Exercise details - Without the pictures, extract every line from the start of the material to the line containing "import plotly.graph_objects as go", both ends included.

Records for the task -
** Begin **

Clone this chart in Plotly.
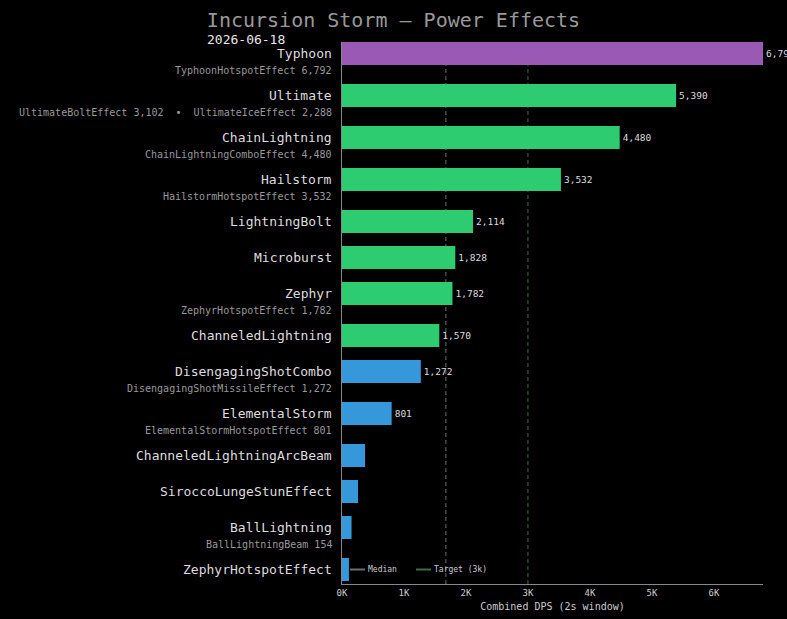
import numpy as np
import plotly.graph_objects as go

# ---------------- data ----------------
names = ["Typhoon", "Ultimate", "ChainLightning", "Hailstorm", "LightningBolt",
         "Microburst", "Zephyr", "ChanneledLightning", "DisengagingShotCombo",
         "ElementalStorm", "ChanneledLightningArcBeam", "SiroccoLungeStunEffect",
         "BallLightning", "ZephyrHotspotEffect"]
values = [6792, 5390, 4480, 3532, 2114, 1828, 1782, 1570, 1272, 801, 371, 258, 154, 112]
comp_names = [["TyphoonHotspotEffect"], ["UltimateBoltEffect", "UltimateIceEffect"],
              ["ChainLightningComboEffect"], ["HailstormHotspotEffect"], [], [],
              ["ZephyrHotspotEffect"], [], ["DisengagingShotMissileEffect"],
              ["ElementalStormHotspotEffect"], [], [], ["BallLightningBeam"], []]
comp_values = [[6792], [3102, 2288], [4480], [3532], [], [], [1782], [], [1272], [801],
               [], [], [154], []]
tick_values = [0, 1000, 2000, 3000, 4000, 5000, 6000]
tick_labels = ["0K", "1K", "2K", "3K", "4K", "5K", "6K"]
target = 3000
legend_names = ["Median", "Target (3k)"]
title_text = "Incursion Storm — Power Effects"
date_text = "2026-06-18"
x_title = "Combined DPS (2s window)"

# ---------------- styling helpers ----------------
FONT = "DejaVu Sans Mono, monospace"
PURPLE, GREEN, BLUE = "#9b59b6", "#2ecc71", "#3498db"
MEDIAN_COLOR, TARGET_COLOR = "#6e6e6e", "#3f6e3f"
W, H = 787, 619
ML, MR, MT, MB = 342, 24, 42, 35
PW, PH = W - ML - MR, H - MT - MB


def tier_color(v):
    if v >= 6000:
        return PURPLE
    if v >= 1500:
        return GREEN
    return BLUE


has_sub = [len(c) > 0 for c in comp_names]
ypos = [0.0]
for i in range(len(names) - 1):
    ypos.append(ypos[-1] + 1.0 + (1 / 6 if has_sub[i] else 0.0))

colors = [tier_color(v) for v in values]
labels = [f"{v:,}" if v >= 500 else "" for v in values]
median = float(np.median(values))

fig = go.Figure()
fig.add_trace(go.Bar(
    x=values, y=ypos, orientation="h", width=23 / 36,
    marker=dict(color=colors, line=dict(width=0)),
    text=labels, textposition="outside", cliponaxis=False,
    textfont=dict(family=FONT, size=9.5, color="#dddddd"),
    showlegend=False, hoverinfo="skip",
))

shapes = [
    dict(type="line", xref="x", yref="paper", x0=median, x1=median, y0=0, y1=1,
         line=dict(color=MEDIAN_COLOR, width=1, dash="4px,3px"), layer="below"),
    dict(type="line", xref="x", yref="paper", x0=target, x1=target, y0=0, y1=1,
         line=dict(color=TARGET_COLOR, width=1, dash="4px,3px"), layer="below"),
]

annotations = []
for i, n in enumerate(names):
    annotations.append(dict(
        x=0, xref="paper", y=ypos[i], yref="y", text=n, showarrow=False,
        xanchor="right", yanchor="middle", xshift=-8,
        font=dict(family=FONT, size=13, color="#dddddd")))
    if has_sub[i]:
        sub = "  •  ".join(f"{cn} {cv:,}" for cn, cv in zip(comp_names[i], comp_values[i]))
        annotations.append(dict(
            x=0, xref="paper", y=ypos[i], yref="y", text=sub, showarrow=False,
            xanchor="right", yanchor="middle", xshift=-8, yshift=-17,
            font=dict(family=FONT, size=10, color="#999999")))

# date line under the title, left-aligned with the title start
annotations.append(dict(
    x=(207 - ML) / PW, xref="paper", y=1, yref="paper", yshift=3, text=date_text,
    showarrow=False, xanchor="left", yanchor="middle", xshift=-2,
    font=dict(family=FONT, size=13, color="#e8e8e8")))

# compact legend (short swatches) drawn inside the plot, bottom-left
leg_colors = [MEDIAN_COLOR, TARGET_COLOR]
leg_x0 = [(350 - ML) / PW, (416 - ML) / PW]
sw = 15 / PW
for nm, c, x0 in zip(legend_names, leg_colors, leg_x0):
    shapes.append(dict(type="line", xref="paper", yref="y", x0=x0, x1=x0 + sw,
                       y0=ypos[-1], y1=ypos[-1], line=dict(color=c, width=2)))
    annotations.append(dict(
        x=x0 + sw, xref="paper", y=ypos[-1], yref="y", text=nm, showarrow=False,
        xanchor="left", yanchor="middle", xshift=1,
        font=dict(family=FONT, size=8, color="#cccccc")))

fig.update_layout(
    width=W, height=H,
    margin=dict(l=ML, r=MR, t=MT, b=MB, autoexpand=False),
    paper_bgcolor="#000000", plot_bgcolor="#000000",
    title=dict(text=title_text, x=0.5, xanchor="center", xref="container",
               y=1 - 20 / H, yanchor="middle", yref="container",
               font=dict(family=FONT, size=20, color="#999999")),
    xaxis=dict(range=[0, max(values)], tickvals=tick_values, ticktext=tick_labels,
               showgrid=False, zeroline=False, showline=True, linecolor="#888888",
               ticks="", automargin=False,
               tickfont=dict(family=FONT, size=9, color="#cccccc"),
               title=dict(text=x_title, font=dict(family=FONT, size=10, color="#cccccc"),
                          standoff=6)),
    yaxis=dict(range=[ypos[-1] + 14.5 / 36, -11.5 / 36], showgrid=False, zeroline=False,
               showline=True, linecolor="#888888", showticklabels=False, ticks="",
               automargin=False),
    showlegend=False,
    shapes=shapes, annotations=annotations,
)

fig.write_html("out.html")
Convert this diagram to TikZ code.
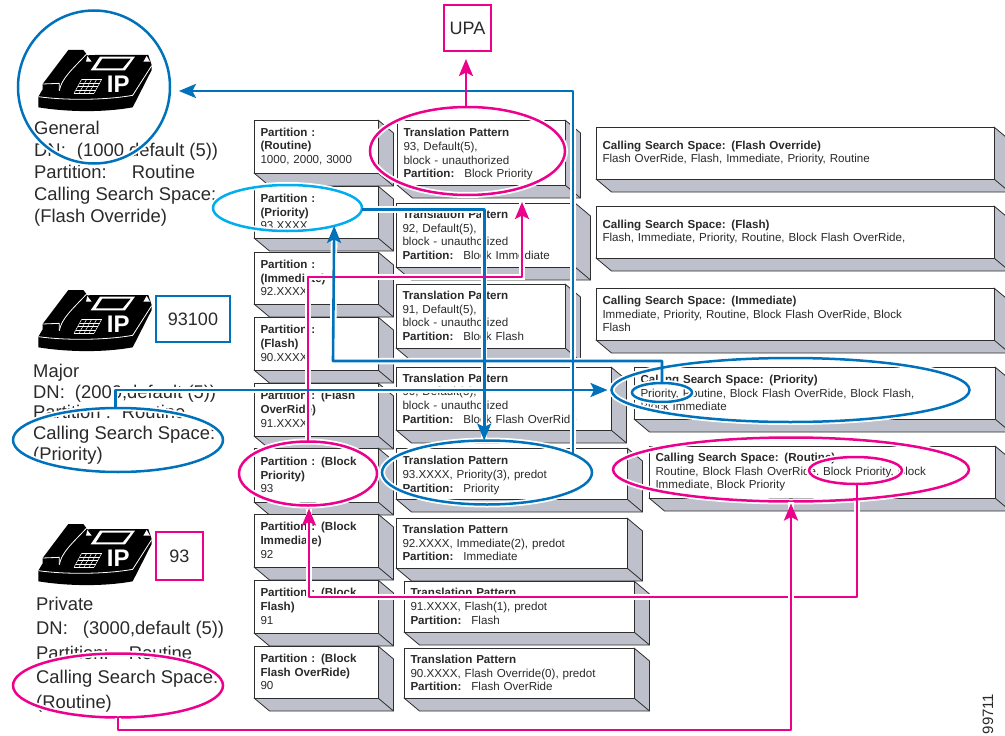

** End **

Task solution -
Clone this chart in Plotly.
import numpy as np
import plotly.graph_objects as go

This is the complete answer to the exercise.